I was still talking to the secretary when he looked back up at me, titled his head as if considering his options and then leaned down to start eating his own puke.
SECOND CASE IN POINT: Fast forward to last Wednesday morning, the worst morning of Sick Camp. I’d been up all night long with Marlo who was having severe fever dreams. The previous day someone had left the gate to the backyard open, and Chuck escaped for about half an hour. He made his way across the street to a neighbor’s house, a neighbor who has a giant chicken coop in her backyard. Her daughters were kind enough to walk him back home but not before he found some stash of something and ate huge amounts of that something. I’m going to take a wild guess that it was chicken feed because he sprayed an oceanic amount of diarrhea—I’m talking about buckets, truck-loads, swimming pools—across the living room. Like a fucking fire hose. And it was all riddled with substances that looked like corn and twigs and feathers. He could quite possibly have eaten an entire chicken.
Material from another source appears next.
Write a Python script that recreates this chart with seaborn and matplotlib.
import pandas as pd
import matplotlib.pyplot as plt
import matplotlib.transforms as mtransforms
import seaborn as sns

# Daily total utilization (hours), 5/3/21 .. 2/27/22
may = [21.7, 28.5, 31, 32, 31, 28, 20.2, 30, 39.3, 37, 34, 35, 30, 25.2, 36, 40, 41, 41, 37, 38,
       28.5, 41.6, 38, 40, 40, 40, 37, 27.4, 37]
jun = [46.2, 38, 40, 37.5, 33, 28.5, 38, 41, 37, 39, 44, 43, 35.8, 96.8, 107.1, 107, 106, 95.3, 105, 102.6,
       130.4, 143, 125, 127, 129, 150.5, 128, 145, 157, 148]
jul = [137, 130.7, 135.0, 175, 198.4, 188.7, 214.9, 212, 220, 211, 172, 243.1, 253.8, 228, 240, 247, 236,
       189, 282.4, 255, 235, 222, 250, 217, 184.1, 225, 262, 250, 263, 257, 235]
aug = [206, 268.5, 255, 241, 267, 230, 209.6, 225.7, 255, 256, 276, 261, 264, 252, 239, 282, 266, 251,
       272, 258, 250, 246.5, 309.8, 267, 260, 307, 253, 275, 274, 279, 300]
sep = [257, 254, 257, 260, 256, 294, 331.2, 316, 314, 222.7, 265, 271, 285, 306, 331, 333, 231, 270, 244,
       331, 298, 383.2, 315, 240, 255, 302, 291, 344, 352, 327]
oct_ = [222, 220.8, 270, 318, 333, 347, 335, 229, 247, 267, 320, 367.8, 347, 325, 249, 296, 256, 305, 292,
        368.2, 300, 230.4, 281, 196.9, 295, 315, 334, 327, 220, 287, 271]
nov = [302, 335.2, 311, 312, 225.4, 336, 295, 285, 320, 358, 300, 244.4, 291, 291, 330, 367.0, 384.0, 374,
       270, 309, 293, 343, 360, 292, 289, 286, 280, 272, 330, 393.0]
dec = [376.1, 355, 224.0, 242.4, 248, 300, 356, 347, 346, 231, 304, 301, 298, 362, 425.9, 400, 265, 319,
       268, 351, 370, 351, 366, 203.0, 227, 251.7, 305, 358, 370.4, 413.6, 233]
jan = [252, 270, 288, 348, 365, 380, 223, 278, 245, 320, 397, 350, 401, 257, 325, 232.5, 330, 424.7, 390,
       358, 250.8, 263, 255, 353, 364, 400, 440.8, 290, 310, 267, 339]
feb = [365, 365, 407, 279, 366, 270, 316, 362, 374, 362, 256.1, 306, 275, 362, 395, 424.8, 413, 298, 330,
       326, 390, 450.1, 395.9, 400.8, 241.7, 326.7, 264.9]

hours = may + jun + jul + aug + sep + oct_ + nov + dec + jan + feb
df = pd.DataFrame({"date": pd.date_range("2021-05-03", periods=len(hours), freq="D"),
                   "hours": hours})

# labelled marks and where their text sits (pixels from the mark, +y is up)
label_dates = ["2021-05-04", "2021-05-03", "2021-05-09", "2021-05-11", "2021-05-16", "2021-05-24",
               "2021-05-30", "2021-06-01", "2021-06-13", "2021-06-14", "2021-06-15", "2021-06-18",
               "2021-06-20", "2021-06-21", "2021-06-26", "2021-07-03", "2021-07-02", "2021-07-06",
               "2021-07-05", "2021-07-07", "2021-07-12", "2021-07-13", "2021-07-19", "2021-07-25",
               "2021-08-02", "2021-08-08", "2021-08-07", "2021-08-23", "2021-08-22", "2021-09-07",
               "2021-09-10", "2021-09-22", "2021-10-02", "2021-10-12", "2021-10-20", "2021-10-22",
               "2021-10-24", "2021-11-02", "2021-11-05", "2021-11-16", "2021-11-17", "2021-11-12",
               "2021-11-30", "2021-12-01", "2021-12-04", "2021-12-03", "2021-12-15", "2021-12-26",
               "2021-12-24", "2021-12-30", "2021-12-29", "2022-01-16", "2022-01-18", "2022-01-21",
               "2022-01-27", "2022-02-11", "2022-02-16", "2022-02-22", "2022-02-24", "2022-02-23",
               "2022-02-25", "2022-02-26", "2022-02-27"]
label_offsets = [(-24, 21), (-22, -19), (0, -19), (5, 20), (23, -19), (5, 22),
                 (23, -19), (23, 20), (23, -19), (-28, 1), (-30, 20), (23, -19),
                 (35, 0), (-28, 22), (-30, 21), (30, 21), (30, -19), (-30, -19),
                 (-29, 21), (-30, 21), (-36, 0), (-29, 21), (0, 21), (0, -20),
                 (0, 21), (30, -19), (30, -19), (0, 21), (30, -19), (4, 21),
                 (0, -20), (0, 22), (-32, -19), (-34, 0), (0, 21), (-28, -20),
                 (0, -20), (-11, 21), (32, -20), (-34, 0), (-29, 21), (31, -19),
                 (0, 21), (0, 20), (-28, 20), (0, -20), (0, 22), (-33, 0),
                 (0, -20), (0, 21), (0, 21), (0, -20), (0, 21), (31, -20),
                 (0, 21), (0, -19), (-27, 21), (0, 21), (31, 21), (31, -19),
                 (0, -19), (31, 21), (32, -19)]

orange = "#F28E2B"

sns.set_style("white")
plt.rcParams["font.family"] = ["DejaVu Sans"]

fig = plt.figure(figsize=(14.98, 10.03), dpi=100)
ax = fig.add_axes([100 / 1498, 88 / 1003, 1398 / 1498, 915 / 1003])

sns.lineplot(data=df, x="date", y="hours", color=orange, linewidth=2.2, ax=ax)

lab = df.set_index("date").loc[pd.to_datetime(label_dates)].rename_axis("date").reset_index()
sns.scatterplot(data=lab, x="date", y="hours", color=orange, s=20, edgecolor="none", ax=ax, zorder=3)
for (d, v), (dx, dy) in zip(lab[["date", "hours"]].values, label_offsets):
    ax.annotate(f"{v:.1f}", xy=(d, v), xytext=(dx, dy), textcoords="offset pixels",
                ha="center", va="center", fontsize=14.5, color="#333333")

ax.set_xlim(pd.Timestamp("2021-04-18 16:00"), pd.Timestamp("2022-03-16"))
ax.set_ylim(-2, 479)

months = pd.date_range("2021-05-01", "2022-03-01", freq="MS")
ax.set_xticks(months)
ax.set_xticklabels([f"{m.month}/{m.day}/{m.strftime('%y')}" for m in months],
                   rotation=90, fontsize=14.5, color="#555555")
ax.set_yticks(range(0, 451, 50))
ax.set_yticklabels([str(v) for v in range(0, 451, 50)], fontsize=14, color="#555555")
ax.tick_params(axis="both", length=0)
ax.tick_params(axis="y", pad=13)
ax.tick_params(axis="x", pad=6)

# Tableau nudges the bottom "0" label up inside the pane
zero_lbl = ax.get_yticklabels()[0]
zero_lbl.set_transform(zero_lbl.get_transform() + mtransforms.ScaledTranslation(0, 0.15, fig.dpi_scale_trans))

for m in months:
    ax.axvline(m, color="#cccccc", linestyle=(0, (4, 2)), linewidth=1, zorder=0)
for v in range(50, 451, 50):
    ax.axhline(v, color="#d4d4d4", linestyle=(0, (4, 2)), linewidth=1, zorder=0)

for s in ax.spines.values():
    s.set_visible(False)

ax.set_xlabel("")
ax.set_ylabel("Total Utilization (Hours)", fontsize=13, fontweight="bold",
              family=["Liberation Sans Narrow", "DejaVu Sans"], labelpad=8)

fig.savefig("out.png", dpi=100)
That was not on the Sick Camp schedule, you guys. He crashed Sick Camp.
After I gave both dogs a treat on Sunday, I sat down at my computer in the basement to get some work done. And that was made almost entirely impossible because both Chuck and Coco would walk to the side of my desk, stare at me for a few minutes, walk back upstairs to their food bowls, and then walk back to stare at me some more. This continued for an entire hour. Now, I know you’re thinking, just feed your damn dogs already. But if you’ve been paying attention, CHUCK CRASHED SICK CAMP. And I was actively holding a very unhealthy grudge.
After I finished some work I headed to my bathroom to take a shower. Both dogs followed me to the staircase leading up to my bedroom but stopped at the base and stared at me while I continued upward like, that is not in the direction of our food bowls. I then said out loud, “NO IT’S NOT. IT IS IN THE DIRECTION OF MY SHOWER.”
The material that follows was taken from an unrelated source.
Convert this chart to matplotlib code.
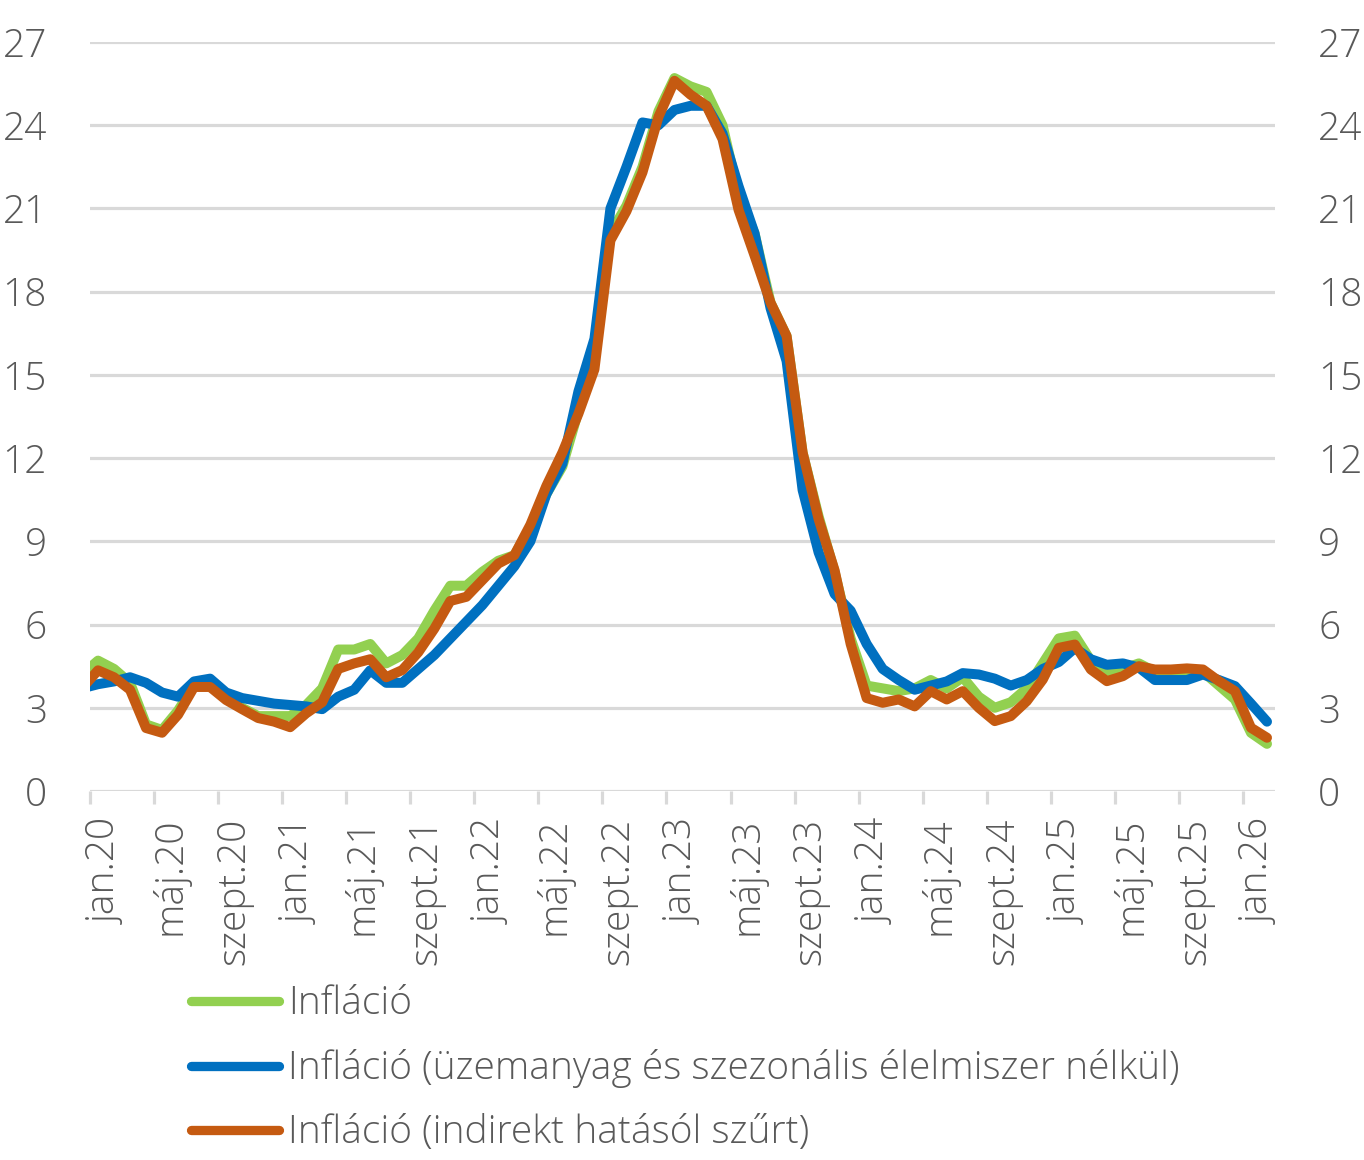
import matplotlib
matplotlib.use('Agg')
import matplotlib.pyplot as plt

# havi adatok: 2019. dec - 2026. febr. (éves változás, %)
inflacio = [
    4.2,
    4.7, 4.4, 3.9, 2.4, 2.2, 2.9, 3.8, 3.9, 3.4, 3.0, 2.7, 2.7,
    2.7, 3.1, 3.7, 5.1, 5.1, 5.3, 4.6, 4.9, 5.5, 6.5, 7.4, 7.4,
    7.9, 8.3, 8.5, 9.5, 10.7, 11.7, 13.7, 15.6, 20.1, 21.1, 22.5, 24.5,
    25.7, 25.4, 25.2, 24.0, 21.5, 20.1, 17.6, 16.4, 12.2, 9.9, 7.9, 5.5,
    3.8, 3.7, 3.6, 3.7, 4.0, 3.7, 4.1, 3.4, 3.0, 3.2, 3.7, 4.6,
    5.5, 5.6, 4.7, 4.2, 4.4, 4.6, 4.3, 4.3, 4.3, 4.3, 3.8, 3.3,
    2.1, 1.7,
]
uzemanyag_nelkul = [
    3.7,
    3.85, 3.95, 4.1, 3.9, 3.55, 3.4, 3.95, 4.05, 3.55, 3.35, 3.25, 3.15,
    3.1, 3.05, 2.95, 3.4, 3.65, 4.35, 3.9, 3.9, 4.4, 4.9, 5.5, 6.1,
    6.7, 7.4, 8.1, 9.0, 10.7, 11.8, 14.4, 16.3, 21.0, 22.5, 24.1, 24.0,
    24.55, 24.7, 24.7, 23.7, 21.8, 20.1, 17.4, 15.5, 10.85, 8.6, 7.1, 6.5,
    5.3, 4.4, 4.0, 3.65, 3.8, 3.95, 4.25, 4.2, 4.05, 3.8, 4.0, 4.4,
    4.65, 5.15, 4.75, 4.55, 4.6, 4.45, 4.0, 4.0, 4.0, 4.2, 4.0, 3.78,
    3.15, 2.5,
]
indirekt_szurt = [
    3.7,
    4.35, 4.1, 3.65, 2.27, 2.1, 2.75, 3.75, 3.75, 3.28, 2.95, 2.63, 2.5,
    2.3, 2.8, 3.2, 4.4, 4.6, 4.75, 4.1, 4.36, 5.0, 5.85, 6.85, 7.0,
    7.6, 8.2, 8.5, 9.6, 11.0, 12.2, 13.6, 15.2, 19.85, 20.9, 22.3, 24.3,
    25.6, 25.1, 24.7, 23.5, 20.95, 19.3, 17.6, 16.4, 12.2, 9.8, 7.95, 5.3,
    3.35, 3.18, 3.3, 3.05, 3.6, 3.3, 3.6, 3.0, 2.52, 2.7, 3.24, 4.02,
    5.16, 5.28, 4.38, 3.96, 4.14, 4.5, 4.38, 4.38, 4.42, 4.38, 3.96, 3.6,
    2.28, 1.92,
]
tick_labels = ['jan.20', 'máj.20', 'szept.20', 'jan.21', 'máj.21', 'szept.21',
               'jan.22', 'máj.22', 'szept.22', 'jan.23', 'máj.23', 'szept.23',
               'jan.24', 'máj.24', 'szept.24', 'jan.25', 'máj.25', 'szept.25',
               'jan.26']
series_names = ['Infláció',
                'Infláció (üzemanyag és szezonális élelmiszer nélkül)',
                'Infláció (indirekt hatásól szűrt)']
colors = ['#92D050', '#0070C0', '#C55A11']

plt.rcParams['font.family'] = ['Open Sans', 'DejaVu Sans']
plt.rcParams['font.weight'] = 'light'
text_color = '#595959'
grid_color = '#D9D9D9'
fs = 28

W, H = 1364, 1160
fig = plt.figure(figsize=(W / 100, H / 100), dpi=100)
ax = fig.add_axes([90 / W, (H - 791) / H, (1275 - 90) / W, (791 - 42) / H])

# a pontok a hónap közepén vannak, az első (2019. dec.) kilóg balra
x = [i - 0.5 for i in range(len(inflacio))]
for ys, name, c in zip([inflacio, uzemanyag_nelkul, indirekt_szurt], series_names, colors):
    ax.plot(x, ys, color=c, lw=7.2, label=name,
            solid_capstyle='round', solid_joinstyle='round')

ax.set_xlim(0, 74)
ax.set_ylim(0, 27)
ax.set_yticks(range(0, 28, 3))
ax.yaxis.grid(True, color=grid_color, lw=2.3)
ax.set_axisbelow(True)
for s in ax.spines.values():
    s.set_visible(False)

mark_pos = [4 * k for k in range(len(tick_labels))]
ax.set_xticks(mark_pos, minor=True)
ax.set_xticks([p + 1 for p in mark_pos], tick_labels, rotation=90)
ax.tick_params(axis='x', which='minor', length=9, width=2.3, color=grid_color)
ax.tick_params(axis='x', which='major', length=0, pad=19, labelsize=fs,
               labelcolor=text_color)
for lbl in ax.get_xticklabels():
    lbl.set_verticalalignment('top')
ax.tick_params(axis='y', length=0, pad=31, labelsize=fs, labelcolor=text_color,
               labelleft=True, labelright=True)

leg = ax.legend(loc='upper left', bbox_to_anchor=(191 / W, 1 - 985 / H),
                bbox_transform=fig.transFigure, frameon=False, fontsize=fs,
                handlelength=2.25, handletextpad=0.25, labelspacing=0.66,
                borderpad=0, borderaxespad=0)
for t in leg.get_texts():
    t.set_color(text_color)
for h in leg.get_lines():
    h.set_linewidth(6.7)

fig.savefig('out.png', dpi=100)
My guess is that they continued to pace as I leisurely washed my hair because out of nowhere I heard some very loud thumping, as if someone was running up and down the stairs. I finished my shower more quickly than I wanted to, threw on a towel and opened my bedroom door to find Coco sitting on the landing. I asked her what in the hell she was doing and she answered with a whimper. Hm…
I cocked my head at her like she usually does to me, and then she ran to the bottom of the staircase and back up to whimper once more. Right then I heard mad scratching coming from the bathroom on the main floor, claws against wood. That door likes to swing shut, but it doesn’t shut all the way unless you pull or push it with a bit of force. As I started walking down the stairs Coco positioned herself so that she was leading me, and she walked me straight to the bathroom door. Chuck had pushed the door open (most likely while pacing), walked inside and the door closed behind him. By forcibly scratching at the door he’d basically locked himself in the bathroom, and Coco had come to get me so that I could rescue him.
I let Chuck out immediately, and then looked at Coco and shook my head, not because I was mad, no. I shook my head because had the situation been reversed, had it been Coco who had locked herself in the bathroom, Chuck would have left her there to die. In fact, he would have plotted to make it so that no one ever discovered her body.
So I guess I have to correct what I said above: dogs are assholes only most of the time.